Learning to Navigate in the Gaussian Mixture Surface

In the last years, deep learning models have achieved remarkable generalization capability on computer vision tasks, obtaining excellent results in fine-grained classification problems. Sophisticated approaches based-on discriminative feature learning via patches have been proposed in the literature, boosting the model performances and achieving the state-of-the-art over well-known datasets. Cross-Entropy (CE) loss function is commonly used to enhance the discriminative power of the deep learned features, encouraging the separability between the classes. However, observing the activation map generated by these models in the hidden layer, we realize that many image regions with low discriminative content have a high activation response and this could lead to misclassifications.
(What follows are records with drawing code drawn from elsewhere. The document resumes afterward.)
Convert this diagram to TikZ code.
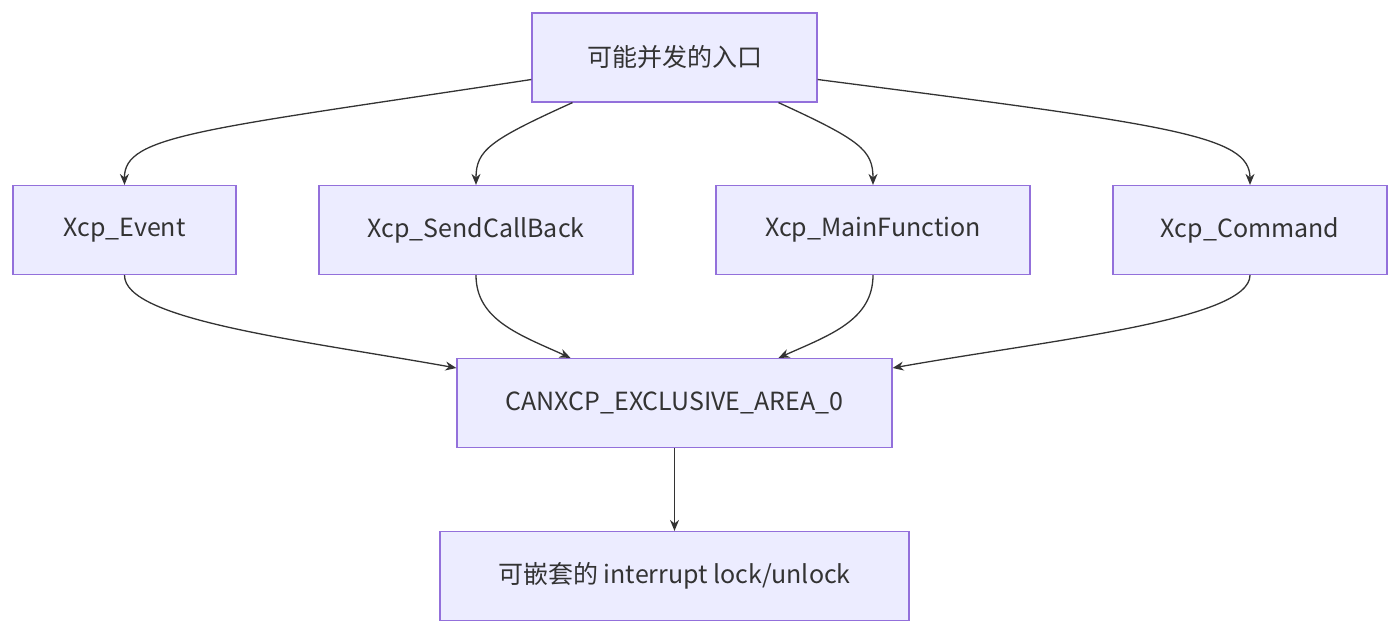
\documentclass[tikz,border=0pt]{standalone}
\usepackage{fontspec}
\setmainfont{Noto Sans CJK SC}
\usetikzlibrary{arrows.meta}
\definecolor{boxfill}{HTML}{ECECFF}
\definecolor{boxline}{HTML}{9370DB}
\definecolor{linkcol}{HTML}{333333}
\begin{document}
\begin{tikzpicture}[x=1pt,y=-1pt,
    box/.style={draw=boxline,fill=boxfill,line width=1.2pt,minimum height=89pt,inner sep=0pt,font=\fontsize{25}{30}\selectfont,text=linkcol},
    link/.style={draw=linkcol,line width=1.3pt,-{Stealth[length=11pt,width=9pt]}}]
  \useasboundingbox (0,0) rectangle (1400,634);
  \begin{scope}[every node/.style={box}]
    \node[minimum width=285pt] (entry) at (674.5,57.5) {可能并发的入口};
    \node[minimum width=223pt] (event) at (124.5,230) {Xcp\_Event};
    \node[minimum width=314pt] (sendcb) at (476,230) {Xcp\_SendCallBack};
    \node[minimum width=314pt] (mainfn) at (873,230) {Xcp\_MainFunction};
    \node[minimum width=274pt] (cmd) at (1250,230) {Xcp\_Command};
    \node[minimum width=435pt] (area) at (674.5,403) {CANXCP\_EXCLUSIVE\_AREA\_0};
    \node[minimum width=469pt] (lock) at (674.5,576) {可嵌套的 interrupt lock/unlock};
  \end{scope}
  \begin{scope}[every path/.style={link}]
    \draw ([yshift=-22pt]entry.west) .. controls (200,130) and (124,135) .. (event.north);
    \draw ([xshift=-102pt]entry.south) .. controls (490,140) and (476,150) .. (sendcb.north);
    \draw ([xshift=104pt]entry.south) .. controls (860,140) and (873,150) .. (mainfn.north);
    \draw ([yshift=-22pt]entry.east) .. controls (1170,125) and (1250,135) .. (cmd.north);
    \draw (event.south) .. controls (124,320) and (300,340) .. ([yshift=35pt]area.west);
    \draw (sendcb.south) .. controls (476,320) and (520,335) .. ([xshift=-104pt]area.north);
    \draw (mainfn.south) .. controls (873,320) and (830,335) .. ([xshift=104pt]area.north);
    \draw (cmd.south) .. controls (1250,320) and (1050,340) .. ([yshift=35pt]area.east);
    \draw (area.south) -- (lock.north);
  \end{scope}
\end{tikzpicture}
\end{document}
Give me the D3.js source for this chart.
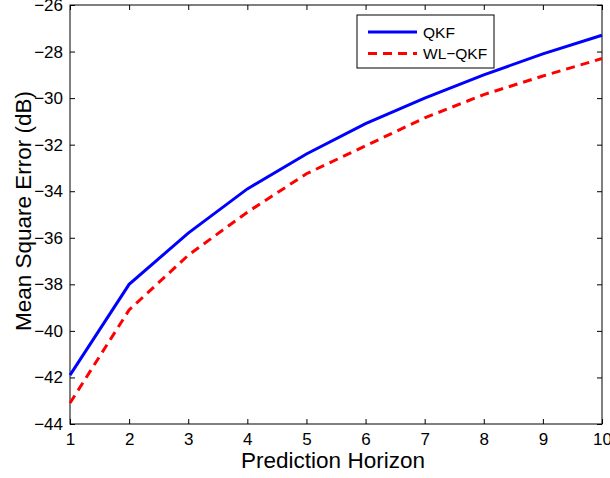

To address this problem, we propose a loss function called Gaussian Mixture Centers (GMC) loss, leveraging on the idea that data follow multiple unimodal distributions. We aim to reduce variances considering many centers per class, using the information from the hidden layers of a deep model, and decreasing the high response from the unnecessary areas of images detected along the baselines. Using jointly CE and GMC loss, we improve the learning generalization model overcoming the performance of the baselines in several use cases. We show the effectiveness of our approach by carrying out experiments over CUB-200-2011, FGVC-Aircraft, Stanford-Dogs benchmarks, and considering the most recent Convolutional Neural Network (CNN).